** START Information shown **

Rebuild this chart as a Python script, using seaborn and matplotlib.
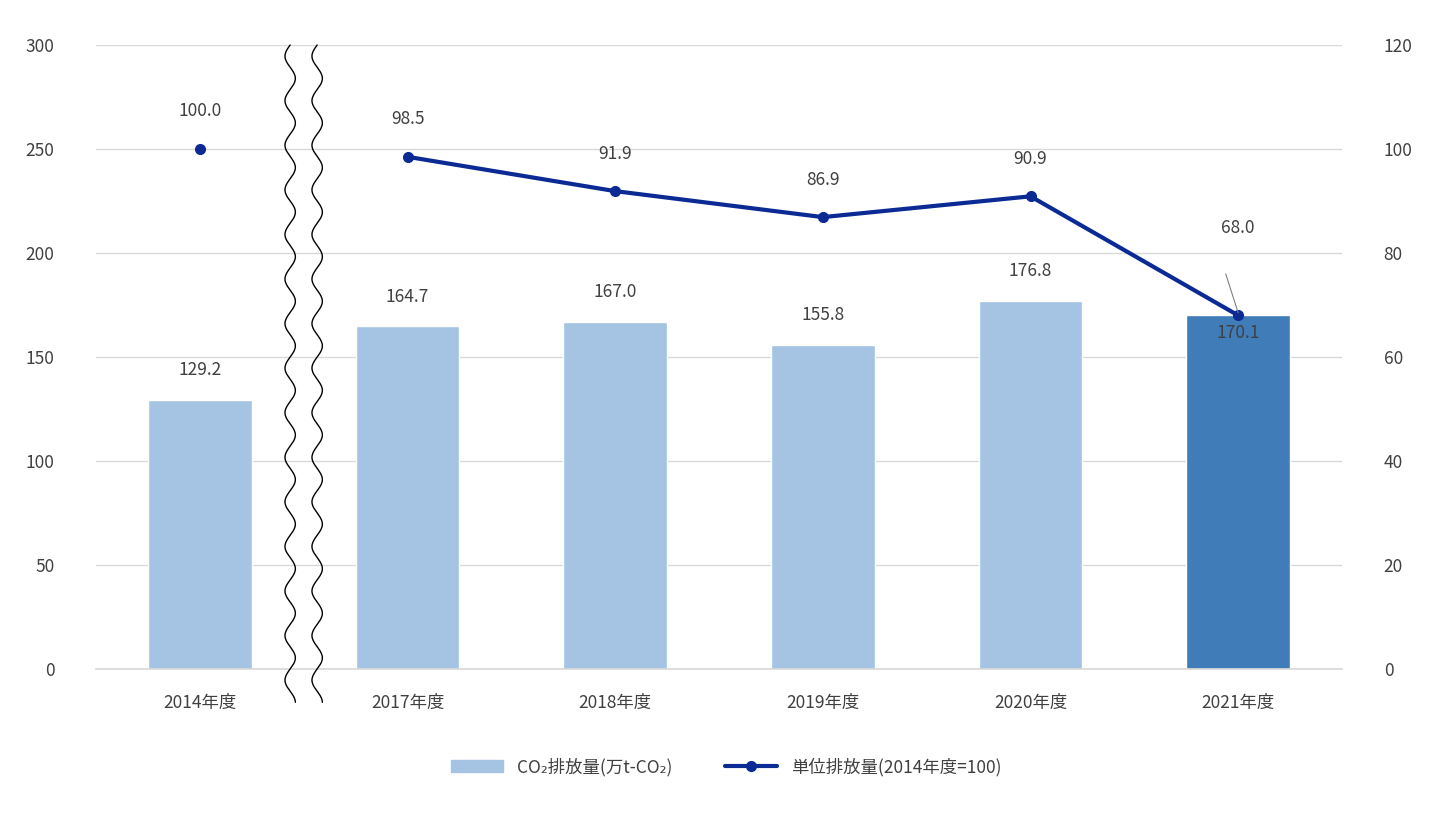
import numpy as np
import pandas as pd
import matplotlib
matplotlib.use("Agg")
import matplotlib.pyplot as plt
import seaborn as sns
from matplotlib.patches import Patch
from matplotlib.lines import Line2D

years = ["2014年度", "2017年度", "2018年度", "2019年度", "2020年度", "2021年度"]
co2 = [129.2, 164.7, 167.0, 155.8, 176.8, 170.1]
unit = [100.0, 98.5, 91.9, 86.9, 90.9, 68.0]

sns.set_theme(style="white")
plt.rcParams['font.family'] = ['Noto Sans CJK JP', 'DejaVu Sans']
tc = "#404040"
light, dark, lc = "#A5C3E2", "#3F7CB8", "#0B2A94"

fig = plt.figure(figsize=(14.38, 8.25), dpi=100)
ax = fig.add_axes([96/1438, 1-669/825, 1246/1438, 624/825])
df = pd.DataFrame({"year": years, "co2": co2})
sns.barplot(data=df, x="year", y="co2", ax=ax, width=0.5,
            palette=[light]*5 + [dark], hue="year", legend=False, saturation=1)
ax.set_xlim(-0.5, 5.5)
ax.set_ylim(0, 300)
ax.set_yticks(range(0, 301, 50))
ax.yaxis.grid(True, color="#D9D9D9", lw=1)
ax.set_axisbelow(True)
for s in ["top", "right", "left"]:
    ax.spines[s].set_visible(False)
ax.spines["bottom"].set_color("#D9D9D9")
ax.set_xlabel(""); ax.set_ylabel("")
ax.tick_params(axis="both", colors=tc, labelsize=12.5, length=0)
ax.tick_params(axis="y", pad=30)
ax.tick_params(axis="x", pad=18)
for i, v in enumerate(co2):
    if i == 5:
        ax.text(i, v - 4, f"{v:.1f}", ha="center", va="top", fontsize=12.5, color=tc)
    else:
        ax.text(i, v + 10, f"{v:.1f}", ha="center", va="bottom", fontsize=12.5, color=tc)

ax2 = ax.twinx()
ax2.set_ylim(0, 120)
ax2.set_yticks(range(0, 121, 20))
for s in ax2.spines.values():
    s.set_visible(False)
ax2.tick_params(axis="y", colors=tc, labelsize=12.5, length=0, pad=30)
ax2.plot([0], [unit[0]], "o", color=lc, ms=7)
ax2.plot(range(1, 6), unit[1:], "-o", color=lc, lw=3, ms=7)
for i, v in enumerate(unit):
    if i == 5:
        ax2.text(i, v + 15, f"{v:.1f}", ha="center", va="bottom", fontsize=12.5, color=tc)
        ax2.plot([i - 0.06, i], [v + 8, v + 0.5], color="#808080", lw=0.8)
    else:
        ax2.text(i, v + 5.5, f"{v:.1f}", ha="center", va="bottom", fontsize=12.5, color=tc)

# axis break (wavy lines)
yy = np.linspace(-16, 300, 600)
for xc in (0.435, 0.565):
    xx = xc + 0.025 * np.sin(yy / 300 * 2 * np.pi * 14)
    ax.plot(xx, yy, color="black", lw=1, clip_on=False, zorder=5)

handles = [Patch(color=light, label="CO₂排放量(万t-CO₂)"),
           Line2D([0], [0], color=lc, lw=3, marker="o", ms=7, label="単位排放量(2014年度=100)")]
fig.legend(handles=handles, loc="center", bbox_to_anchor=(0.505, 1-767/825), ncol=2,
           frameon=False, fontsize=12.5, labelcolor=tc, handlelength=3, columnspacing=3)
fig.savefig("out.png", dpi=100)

** END Information shown **

■ Directions ■
Leave out the pictures and repeat exactly the lines from the start of the material through the line that contains "light, dark, lc", both included.

■ In response ■
Rebuild this chart as a Python script, using seaborn and matplotlib.
import numpy as np
import pandas as pd
import matplotlib
matplotlib.use("Agg")
import matplotlib.pyplot as plt
import seaborn as sns
from matplotlib.patches import Patch
from matplotlib.lines import Line2D

years = ["2014年度", "2017年度", "2018年度", "2019年度", "2020年度", "2021年度"]
co2 = [129.2, 164.7, 167.0, 155.8, 176.8, 170.1]
unit = [100.0, 98.5, 91.9, 86.9, 90.9, 68.0]

sns.set_theme(style="white")
plt.rcParams['font.family'] = ['Noto Sans CJK JP', 'DejaVu Sans']
tc = "#404040"
light, dark, lc = "#A5C3E2", "#3F7CB8", "#0B2A94"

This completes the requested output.